Published: January 12, 2007

A Rumpke driver is being credited with saving the lives of an elderly couple.

David Meade was picking up garbage at the Paris Court mobile home park north of Piqua about 12:30 a.m. Thursday when he smelled smoke.

Searching the park on County Road 25A, he saw flames shooting out from underneath a mobile home.

“I pounded on the door and told the owner he had to get out right now. This was not a small fire,” the 33-year-old Ansonia man said. “Once we got his wife out, I ran back to the truck and grabbed a fire extinguisher.

“The whole underneath of the house was on fire.”

Meade pulled the skirting off from the front of the home and began knocking down the flames with the fire extinguisher.

“He bought us enough time,” said Scott Pence, chief of the Fletcher Volunteer Fire Department.
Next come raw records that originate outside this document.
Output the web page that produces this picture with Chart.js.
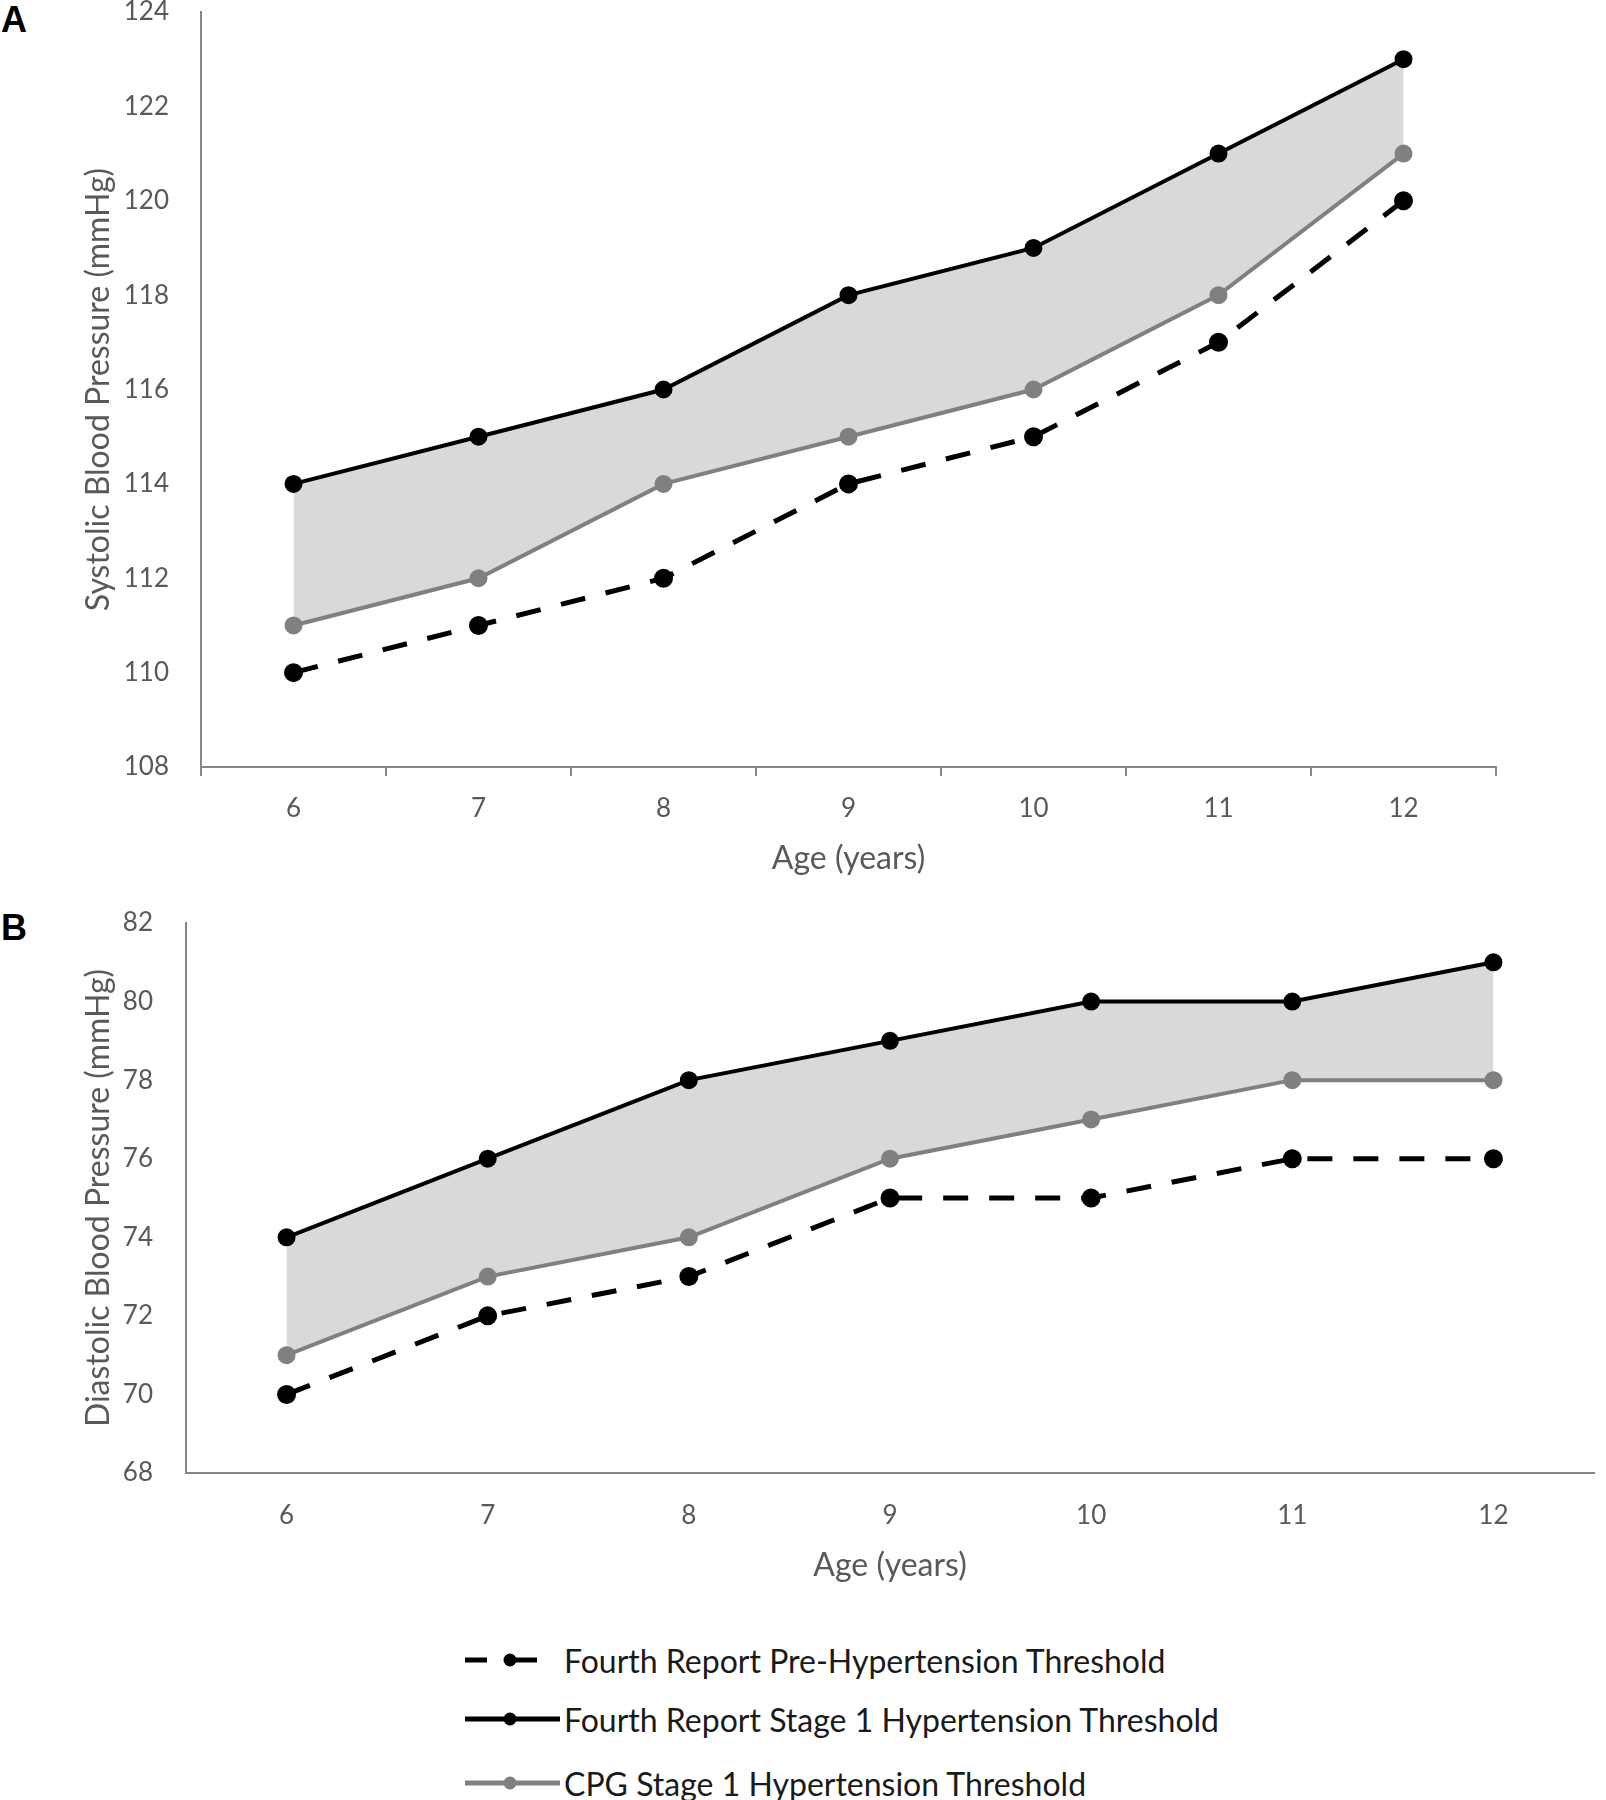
<!DOCTYPE html>
<html>
<head>
<meta charset="utf-8">
<script src="https://cdn.jsdelivr.net/npm/chart.js@4.4.1/dist/chart.umd.min.js"></script>
<style>
  body { margin: 0; background: #fff; }
  #page { position: relative; width: 1606px; height: 1800px; overflow: hidden; font-family: Lato, sans-serif; }
  .panel { position: absolute; left: 0; }
  .panel-label { position: absolute; left: 1px; font-family: "Liberation Sans", Arial, sans-serif; font-weight: bold; font-size: 36px; line-height: 1; color: #000; }
  .legend-row { position: absolute; left: 465px; height: 40px; display: flex; align-items: center; }
  .legend-row svg { flex: none; }
  .legend-row span { position: absolute; left: 99px; white-space: nowrap; font-size: 32px; color: #1a1a1a; }
</style>
</head>
<body>
<div id="page">
  <div class="panel-label" style="top:2px">A</div>
  <canvas id="chart-a" class="panel" style="top:0px" width="1606" height="880"></canvas>

  <div class="panel-label" style="top:910px">B</div>
  <canvas id="chart-b" class="panel" style="top:900px" width="1606" height="700"></canvas>

  <div class="legend-row" style="top:1640px">
    <svg width="95" height="20"><line x1="0" y1="10" x2="22" y2="10" stroke="#000" stroke-width="5"/><line x1="50" y1="10" x2="72" y2="10" stroke="#000" stroke-width="5"/><circle cx="45" cy="10" r="6.5" fill="#000"/></svg>
    <span>Fourth Report Pre-Hypertension Threshold</span>
  </div>
  <div class="legend-row" style="top:1699px">
    <svg width="95" height="20"><line x1="0" y1="10" x2="95" y2="10" stroke="#000" stroke-width="5"/><circle cx="45" cy="10" r="6.5" fill="#000"/></svg>
    <span>Fourth Report Stage 1 Hypertension Threshold</span>
  </div>
  <div class="legend-row" style="top:1763px">
    <svg width="95" height="20"><line x1="0" y1="10" x2="95" y2="10" stroke="#808080" stroke-width="5"/><circle cx="45" cy="10" r="6.5" fill="#808080"/></svg>
    <span>CPG Stage 1 Hypertension Threshold</span>
  </div>
</div>

<script>
'use strict';

// Data
const ages = ['6', '7', '8', '9', '10', '11', '12'];

const systolicPre = [110, 111, 112, 114, 115, 117, 120];
const systolicStage1 = [114, 115, 116, 118, 119, 121, 123];
const systolicCpg = [111, 112, 114, 115, 116, 118, 121];
const systolicTicks = [108, 110, 112, 114, 116, 118, 120, 122, 124];

const diastolicPre = [70, 72, 73, 75, 75, 76, 76];
const diastolicStage1 = [74, 76, 78, 79, 80, 80, 81];
const diastolicCpg = [71, 73, 74, 76, 77, 78, 78];
const diastolicTicks = [68, 70, 72, 74, 76, 78, 80, 82];

const axisGrey = '#868686';
const labelGrey = '#595959';

// Build one panel
const makeChart = (canvasId, pre, stage1, cpg, yTicks, yTitle, box) => {
  const ctx = document.querySelector(canvasId).getContext('2d');

  return new Chart(ctx, {
    type: 'line',
    data: {
      labels: ages,
      datasets: [{
        label: 'Fourth Report Stage 1 Hypertension Threshold',
        data: stage1,
        borderColor: '#000',
        backgroundColor: '#d9d9d9',
        pointBackgroundColor: '#000',
        pointBorderColor: '#000',
        borderWidth: 4,
        pointRadius: 7,
        fill: '+1',
      }, {
        label: 'CPG Stage 1 Hypertension Threshold',
        data: cpg,
        borderColor: '#808080',
        pointBackgroundColor: '#808080',
        pointBorderColor: '#808080',
        borderWidth: 4,
        pointRadius: 7,
        fill: false,
      }, {
        label: 'Fourth Report Pre-Hypertension Threshold',
        data: pre,
        borderColor: '#000',
        pointBackgroundColor: '#000',
        pointBorderColor: '#000',
        borderWidth: 5,
        borderDash: [25, 21],
        pointRadius: 7,
        fill: false,
      }],
    },
    options: {
      responsive: false,
      animation: false,
      layout: {
        padding: { left: 0, right: box.padRight, top: box.padTop, bottom: 0 }
      },
      plugins: {
        legend: { display: false },
        tooltip: { enabled: false },
        filler: { drawTime: 'beforeDatasetsDraw' }
      },
      scales: {
        x: {
          offset: true,
          grid: {
            display: box.xTicks,
            offset: true,
            drawOnChartArea: false,
            drawTicks: box.xTicks,
            tickLength: 9,
            lineWidth: 2,
            color: axisGrey
          },
          border: { color: axisGrey, width: 2 },
          ticks: {
            color: labelGrey,
            font: { family: 'Lato', size: 26 },
            padding: box.xPad,
            maxRotation: 0
          },
          title: {
            display: true,
            text: 'Age (years)',
            color: labelGrey,
            font: { family: 'Lato', size: 32 },
            padding: { top: 0, bottom: box.titlePad }
          },
          afterFit: (scale) => { scale.height = box.xHeight; }
        },
        y: {
          min: yTicks[0],
          max: yTicks[yTicks.length - 1],
          afterBuildTicks: (scale) => { scale.ticks = yTicks.map(v => ({ value: v })); },
          grid: { display: false, drawTicks: false },
          border: { color: axisGrey, width: 2 },
          ticks: {
            color: labelGrey,
            font: { family: 'Lato', size: 26 },
            padding: box.yPad
          },
          title: {
            display: true,
            text: yTitle,
            color: labelGrey,
            font: { family: 'Lato', size: 32 },
            padding: { top: 79, bottom: 0 }
          },
          afterFit: (scale) => {
            scale.width = box.yWidth;
            // keep the tick padding from pushing the plot area down
            scale.paddingTop = 0;
            scale.paddingBottom = 0;
          }
        }
      }
    }
  });
};

makeChart('#chart-a', systolicPre, systolicStage1, systolicCpg, systolicTicks,
  'Systolic Blood Pressure (mmHg)',
  { padRight: 110, padTop: 12, xTicks: true, xPad: 17, xHeight: 113, titlePad: 2, yWidth: 201, yPad: 32 });

makeChart('#chart-b', diastolicPre, diastolicStage1, diastolicCpg, diastolicTicks,
  'Diastolic Blood Pressure (mmHg)',
  { padRight: 3, padTop: 23, xTicks: false, xPad: 27, xHeight: 127, titlePad: 15, yWidth: 186, yPad: 33 });
</script>
</body>
</html>
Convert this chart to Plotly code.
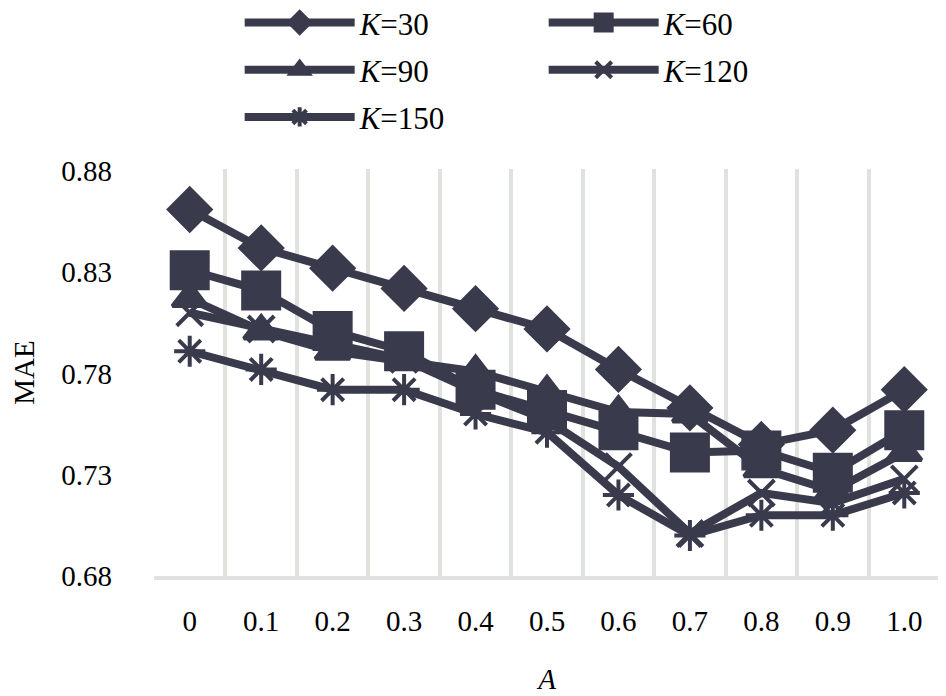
import plotly.graph_objects as go

# A values (categories on the x axis)
a_labels = ["0", "0.1", "0.2", "0.3", "0.4", "0.5", "0.6", "0.7", "0.8", "0.9", "1.0"]

# MAE for each neighbourhood size K
mae_k30 = [0.861, 0.842, 0.832, 0.822, 0.812, 0.802, 0.782, 0.763, 0.745, 0.752, 0.772]
mae_k60 = [0.831, 0.821, 0.801, 0.791, 0.772, 0.762, 0.752, 0.741, 0.742, 0.731, 0.752]
mae_k90 = [0.817, 0.801, 0.791, 0.786, 0.781, 0.771, 0.761, 0.760, 0.733, 0.722, 0.741]
mae_k120 = [0.810, 0.802, 0.794, 0.787, 0.771, 0.757, 0.734, 0.701, 0.721, 0.716, 0.728]
mae_k150 = [0.791, 0.782, 0.772, 0.772, 0.760, 0.751, 0.720, 0.700, 0.710, 0.710, 0.721]

y_ticks = [0.68, 0.73, 0.78, 0.83, 0.88]

dark = "#393b4d"
serif = "Liberation Serif, Times New Roman, serif"

# name, values, marker symbol, marker size, legend row
series = [
    ("<i>K</i>=30", mae_k30, "diamond", 32, "legend"),
    ("<i>K</i>=60", mae_k60, "square", 36, "legend"),
    ("<i>K</i>=90", mae_k90, "triangle-up", 30, "legend2"),
    ("<i>K</i>=120", mae_k120, "x-thin-open", 26, "legend2"),
    ("<i>K</i>=150", mae_k150, "asterisk-open", 26, "legend3"),
]

fig = go.Figure()
for name, vals, sym, size, leg in series:
    fig.add_trace(go.Scatter(
        x=a_labels,
        y=vals,
        name=name,
        legend=leg,
        mode="lines+markers",
        line=dict(color=dark, width=8),
        marker=dict(symbol=sym, size=size, color=dark,
                    line=dict(color=dark, width=4)),
    ))

# one legend per row so the row spacing can be matched
def row_legend(y):
    return dict(
        orientation="h",
        x=0.109, xanchor="left",
        y=y, yanchor="middle",
        itemwidth=110,
        entrywidth=179,
        entrywidthmode="pixels",
        font=dict(family=serif, size=31, color="black"),
        bgcolor="rgba(0,0,0,0)",
    )

fig.update_layout(
    width=946,
    height=696,
    paper_bgcolor="white",
    plot_bgcolor="white",
    margin=dict(l=146, r=14, t=161, b=128, autoexpand=False),
    font=dict(family=serif, size=29, color="black"),
    legend=row_legend(1.359),
    legend2=row_legend(1.243),
    legend3=row_legend(1.127),
    xaxis=dict(
        type="category",
        range=[-0.5, 10.5],
        tickson="boundaries",
        automargin=False,
        showgrid=True,
        gridcolor="#dfe2dd",
        gridwidth=4,
        showline=True,
        linecolor="#dfe2dd",
        linewidth=4,
        ticks="",
        ticklabelstandoff=16,
        tickfont=dict(family=serif, size=29, color="black"),
        title=dict(text="<i>A</i>", standoff=34,
                   font=dict(family=serif, size=29, color="black")),
        zeroline=False,
    ),
    yaxis=dict(
        range=[0.68, 0.881],
        automargin=False,
        tickvals=y_ticks,
        ticktext=[f"{v:.2f}" for v in y_ticks],
        showgrid=False,
        zeroline=False,
        showline=False,
        ticks="",
        ticklabelstandoff=41,
        tickfont=dict(family=serif, size=29, color="black"),
        title=dict(text="MAE", standoff=31,
                   font=dict(family=serif, size=29, color="black")),
    ),
)

fig.write_html("out.html")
Pence, who lives about one-quarter mile from the fire, was the first to arrive ahead of the fire trucks. Using a shovel, he continued to battle the flames as Meade’s extinguisher emptied.

Between the two of them, they kept the flames from spreading until fire trucks arrived.

Pence said an apparent electrical short ignited plastic and insulation under the home. He said the trailer was only minutes from igniting. Damage to the inside appeared minimal. There was no word on where the couple was Thursday night.

Pence said there was no smoke detector in the home. “He saved those people’s lives,” Pence said. “Thank God for people like him.”

Meade, who has worked for Rumpke 10 years, said, “I just did what I thought was right.”

He is the only area driver with a night route.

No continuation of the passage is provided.